Sharps Article 1855.jpg
 
Great find!

At that date (1854), it would have almost certainly been a percussion Sharps, loaded from the breech with a paper cartridge but detonated with a percussion cap. I've often wondered if, in a pinch, one of those could have been loaded from the muzzle by simply leaving the breechblock closed. Maybe even loaded with a round ball. Pour the powder down the muzzle, ram down a projectile, then cap the nipple in the sliding breechblock.

There is an old flintlock rifle, which I believe is now in the collections of the Buffalo Bill Historical Center, which has a Colt Paterson rifle barrel. Apparently, the rifle was captured during the Second Seminole War, but the native man who ended up with it felt a simple, familiar flintlock firing mechanism would be more to his liking, so the barrel was removed from the Paterson, breeched, fitted with a recycled flint lock, and stocked by a Seminole gunsmith.

The Museum of the Fur Trade Quarterly had a short article a couple of years ago about an "elbow" type smoking pipe made from a trade gun barrel, and I saw a photo of a Missouri war axe that was hafted with a piece of a Harpers Ferry barrel. The native people came up with all sorts of ingenious ways to recycle things.

The rifle barrel flute is a new one to me, though. I've read that Indian people would cut rifle barrels by filing a groove around with a rat-tail file until the groove got deep enough to cut the barrel off. Files were common trade items. But drill bits capable of boring through steel? I don't know. I wonder how he bored the finger holes. Maybe heated the barrel in coals until it was hot enough for the holes to be punched?

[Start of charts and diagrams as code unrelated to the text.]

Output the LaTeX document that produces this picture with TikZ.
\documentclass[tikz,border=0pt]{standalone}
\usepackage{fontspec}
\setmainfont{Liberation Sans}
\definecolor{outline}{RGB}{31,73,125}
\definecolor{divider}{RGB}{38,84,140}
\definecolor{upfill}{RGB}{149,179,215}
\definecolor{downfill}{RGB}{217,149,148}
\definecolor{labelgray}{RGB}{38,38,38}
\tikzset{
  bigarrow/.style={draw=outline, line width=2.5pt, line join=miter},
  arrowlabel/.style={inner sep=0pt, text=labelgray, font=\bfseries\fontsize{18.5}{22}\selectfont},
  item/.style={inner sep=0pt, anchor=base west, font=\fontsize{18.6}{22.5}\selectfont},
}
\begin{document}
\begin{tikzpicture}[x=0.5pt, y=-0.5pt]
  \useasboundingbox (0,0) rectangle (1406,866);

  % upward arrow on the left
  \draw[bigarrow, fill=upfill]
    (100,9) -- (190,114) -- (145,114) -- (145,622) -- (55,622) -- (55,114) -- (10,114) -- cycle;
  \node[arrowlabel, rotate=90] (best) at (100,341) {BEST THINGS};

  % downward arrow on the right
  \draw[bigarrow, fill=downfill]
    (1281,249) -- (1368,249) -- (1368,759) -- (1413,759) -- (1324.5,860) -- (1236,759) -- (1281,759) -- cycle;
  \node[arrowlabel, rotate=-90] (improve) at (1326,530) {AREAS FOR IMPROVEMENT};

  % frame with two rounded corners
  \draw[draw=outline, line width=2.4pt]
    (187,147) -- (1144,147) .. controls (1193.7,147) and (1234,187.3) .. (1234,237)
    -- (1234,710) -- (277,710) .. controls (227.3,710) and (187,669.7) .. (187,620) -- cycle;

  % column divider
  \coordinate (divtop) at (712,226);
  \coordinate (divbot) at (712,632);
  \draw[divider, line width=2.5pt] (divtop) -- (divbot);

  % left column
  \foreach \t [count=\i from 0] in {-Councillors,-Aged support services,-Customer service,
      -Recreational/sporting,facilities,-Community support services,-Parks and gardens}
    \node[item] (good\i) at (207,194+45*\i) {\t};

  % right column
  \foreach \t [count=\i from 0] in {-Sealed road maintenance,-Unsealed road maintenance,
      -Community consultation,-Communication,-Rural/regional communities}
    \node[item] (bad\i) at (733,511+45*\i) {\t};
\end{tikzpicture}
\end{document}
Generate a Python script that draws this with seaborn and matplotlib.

Anyway, thanks for posting! You have uncovered some remarkable history in the course of your research.

Best regards,

Notchy Bob
 
I recall the Story of tge death of Standing Bear, a Kiowa leader of the society of tge Ten Bravest. He was captured and being led to trial. He struck out and grabbed a troopers carbine. But apparently didn’t know how to use the gun. He was cut down having only shook the gun in the sky.
It may have been his staking out moment instead of ignorance.
 
Great find!

At that date (1854), it would have almost certainly been a percussion Sharps, loaded from the breech with a paper cartridge but detonated with a percussion cap. I've often wondered if, in a pinch, one of those could have been loaded from the muzzle by simply leaving the breechblock closed. Maybe even loaded with a round ball. Pour the powder down the muzzle, ram down a projectile, then cap the nipple in the sliding breechblock................


Best regards,

Notchy Bob

Sorry but no. The design of the chamber and breech block would make this very difficult if next to impossible. You can, however, load a ball in the breech, throw in some loose powder, close, cap and fire.
 
Sorry but no. The design of the chamber and breech block would make this very difficult if next to impossible. You can, however, load a ball in the breech, throw in some loose powder, close, cap and fire.
Thanks for that. I have an M1874 C. Sharps in .45-70, but have no experience with the earlier percussion models.